Sin embargo, la ciencia aún tiene dudas sobre la capacidad de recuperación de un bosque tropical milenario. Así, según un estudio publicado en Nature, los bosques tardan entre 20 y 200 años en reponerse dependiendo de la intensidad del daño sufrido. Estos ecosistemas tendrían además una capacidad de volverse más resistentes a las agresiones con el tiempo, dice el estudio.
La investigación se basa, no obstante, en muestras prehistóricas de bosques que se veían sometidos a muchas menos modificaciones que los actuales. “No está clara cuál es la capacidad de recuperación ahora porque ahora las perturbaciones de los bosques son mucho mayores que en el pasado”, asegura Lydia Cole, una de las autoras del informe. “La escala actual de modificación de la masa forestal es totalmente diferente”, continúa la científica. Así, según el Instituto Mundial de Recursos (World Resources Institute), 12 millones de hectáreas de bosque fueron deforestadas tan solo en 2018. De esos 12 millones de hectáreas, 3,6 millones, un área equivalente a Bélgica, correspondieron a bosque primario.
Con este nivel de agresión, explica Cole, resulta muy difícil estudiar los patrones de recuperación, ya que los ecosistemas se ven sometidos a nuevos deterioros antes de haberse restablecido y los daños se van profundizando. “Tenemos que darle a los bosques el tiempo suficiente para recuperarse, si no es imposible que se restablezcan nunca”, afirma.
Sostenibilidad, también, económica
Según Javier Márquez, en el proceso de recuperación es clave asegurar la sostenibilidad económica de las comunidades locales para que no necesiten limpiar de nuevo el terreno para cultivar. Así, en Guatemala han puesto en marcha la “restauración productiva” en la que, respetando las variedades autóctonas, se da prioridad a especies que puedan explotar, como el cacao.
“En las áreas que tenían las comunidades para su agricultura tradicional, para maíz o frijol, estamos intentando que ellos mismos lo vayan modificando y dependiendo de ese sistema productivo [forestal]”, explica Márquez. Aunque se puede potenciar la captura de emisiones en la agricultura con las prácticas adecuadas, la densidad de biomasa de los bosques hace que su capacidad como sumidero sea mayor.
No obstante, la recuperación resulta más compleja en zonas que fueron convertidas a pastos. “Los pastos que utilizaron son muy agresivos, no dejan crecer nada, y si lo quieres eliminar con fuego vuelven a crecer al año siguiente”, explica Márquez.

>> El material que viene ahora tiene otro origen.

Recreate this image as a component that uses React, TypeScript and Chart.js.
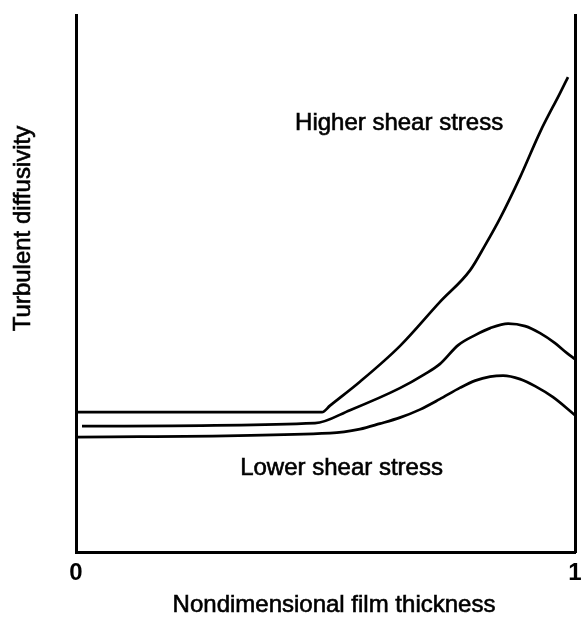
import React, { useEffect, useRef } from 'react';
import { Chart, registerables } from 'chart.js';

Chart.register(...registerables);

// ---- Data (x: nondimensional film thickness, y: arbitrary diffusivity units) ----
const xTickLabels = ['0', '1'];
const xAxisTitle = 'Nondimensional film thickness';
const yAxisTitle = 'Turbulent diffusivity';

const higherX = [0.004, 0.493, 0.509, 0.569, 0.649, 0.729, 0.79, 0.82, 0.85, 0.89, 0.93, 0.97, 0.986];
const higherY = [2.607, 2.607, 2.728, 3.173, 3.836, 4.655, 5.251, 5.717, 6.22, 6.983, 7.821, 8.547, 8.845];

const middleX = [0.012, 0.479, 0.549, 0.649, 0.699, 0.729, 0.766, 0.8, 0.83, 0.866, 0.9, 0.93, 0.96, 0.984, 1.0];
const middleY = [2.346, 2.402, 2.644, 3.054, 3.315, 3.501, 3.855, 4.041, 4.171, 4.255, 4.209, 4.078, 3.892, 3.706, 3.594];

const lowerX = [0.0, 0.509, 0.569, 0.609, 0.649, 0.689, 0.729, 0.77, 0.8, 0.83, 0.856, 0.89, 0.92, 0.956, 1.0];
const lowerY = [2.142, 2.216, 2.291, 2.393, 2.505, 2.654, 2.849, 3.063, 3.194, 3.268, 3.287, 3.222, 3.091, 2.886, 2.551];

const noteTexts = ['Higher shear stress', 'Lower shear stress'];
const noteX = [0.439, 0.329];
const noteY = [7.86, 1.434];

const FONT = '"Liberation Sans", Arial, Helvetica, sans-serif';

const toPoints = (xs: number[], ys: number[]) => xs.map((x, i) => ({ x, y: ys[i] }));

const drawText = (ctx: CanvasRenderingContext2D, t: string, x: number, y: number) => {
  ctx.fillText(t, x, y);
  ctx.strokeText(t, x, y);
};

const textPlugin = {
  id: 'textPlugin',
  afterDraw(chart: any) {
    const { ctx, scales } = chart;
    const xs = scales.x;
    const ys = scales.y;
    ctx.save();
    ctx.fillStyle = '#000';
    ctx.strokeStyle = '#000';
    ctx.lineWidth = 0.6;
    ctx.font = `24px ${FONT}`;
    ctx.textBaseline = 'alphabetic';
    ctx.textAlign = 'left';
    noteTexts.forEach((t, i) => {
      drawText(ctx, t, xs.getPixelForValue(noteX[i]), ys.getPixelForValue(noteY[i]));
    });
    // x axis title
    ctx.textAlign = 'center';
    drawText(ctx, xAxisTitle, 334, 612);
    // y axis title
    ctx.translate(30, 228.5);
    ctx.rotate(-Math.PI / 2);
    ctx.textAlign = 'center';
    drawText(ctx, yAxisTitle, 0, 0);
    ctx.restore();
  },
};

export default function App() {
  const canvasRef = useRef<HTMLCanvasElement | null>(null);

  useEffect(() => {
    if (!canvasRef.current) return;
    const lineStyle = {
      borderColor: '#000',
      borderWidth: 2.7,
      pointRadius: 0,
      fill: false,
      cubicInterpolationMode: 'monotone' as const,
    };
    const chart = new Chart(canvasRef.current, {
      type: 'line',
      data: {
        datasets: [
          { label: 'Higher shear stress', data: toPoints(higherX, higherY), ...lineStyle },
          { label: 'Intermediate', data: toPoints(middleX, middleY), ...lineStyle },
          { label: 'Lower shear stress', data: toPoints(lowerX, lowerY), ...lineStyle },
        ],
      },
      options: {
        animation: false,
        responsive: false,
        maintainAspectRatio: false,
        layout: { padding: { left: 76, top: 15, right: 6, bottom: 23 } },
        plugins: { legend: { display: false }, tooltip: { enabled: false } },
        scales: {
          x: {
            type: 'linear',
            min: 0,
            max: 1,
            afterBuildTicks: (scale: any) => {
              scale.ticks = xTickLabels.map((l) => ({ value: Number(l) }));
            },
            afterFit: (scale: any) => {
              scale.paddingLeft = 0;
              scale.paddingRight = 0;
            },
            ticks: {
              color: '#000',
              padding: 7,
              maxRotation: 0,
              font: { family: FONT, size: 24, weight: 'bold' },
              callback: (v: any) => String(v),
            },
            grid: { display: false, drawTicks: false },
            border: { display: true, color: '#000', width: 3 },
          },
          y: {
            type: 'linear',
            position: 'left',
            min: 0,
            max: 10,
            ticks: { display: false },
            grid: { display: false, drawTicks: false },
            border: { display: true, color: '#000', width: 3 },
          },
          y2: {
            type: 'linear',
            position: 'right',
            min: 0,
            max: 10,
            ticks: { display: false },
            grid: { display: false, drawTicks: false },
            border: { display: true, color: '#000', width: 3 },
          },
        },
      },
      plugins: [textPlugin],
    });
    return () => chart.destroy();
  }, []);

  return (
    <div style={{ position: 'fixed', left: 0, top: 0, width: 581, height: 618, background: '#fff' }}>
      <canvas ref={canvasRef} width={581} height={618} style={{ width: 581, height: 618 }} />
    </div>
  );
}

En Indonesia, también están potenciando la misma visión en la que los bosques recuperan su posición central en la forma de vida de las comunidades rurales. “El bosque es un sistema que da vida, y proteger los bosques significa proteger el futuro de cualquier forma de vida, incluida la población humana”, asegura Panut Hadisiswoyo, fundador del Centro de Información sobre el Orangután, una ONG indonesia que también está trabajando en proyectos de reforestación para preservar el hábitat de este gran primate.
Las colinas que rodean Langsa ya son una muestra de ello. La palma aceitera está desapareciendo poco a poco, y algunas especies han vuelto a habitar la nueva vegetación que ha reemplazado a las plantaciones. Los vecinos respiran más tranquilos porque el río no ha vuelto a desbordarse. Sin embargo, la presión sobre el suelo sigue más presente que nunca a medida que la demanda de aceite de palma continúa incrementándose. “La expansión del aceite de palma tiene que parar ya. Si seguimos esperando será demasiado tarde” dice Panut Hadisiswoyo. Rudi Putra está de acuerdo: “La gente tiene que entender que cuanto más aceite de palma consuman, mayor peligro correrán los bosques en Indonesia”.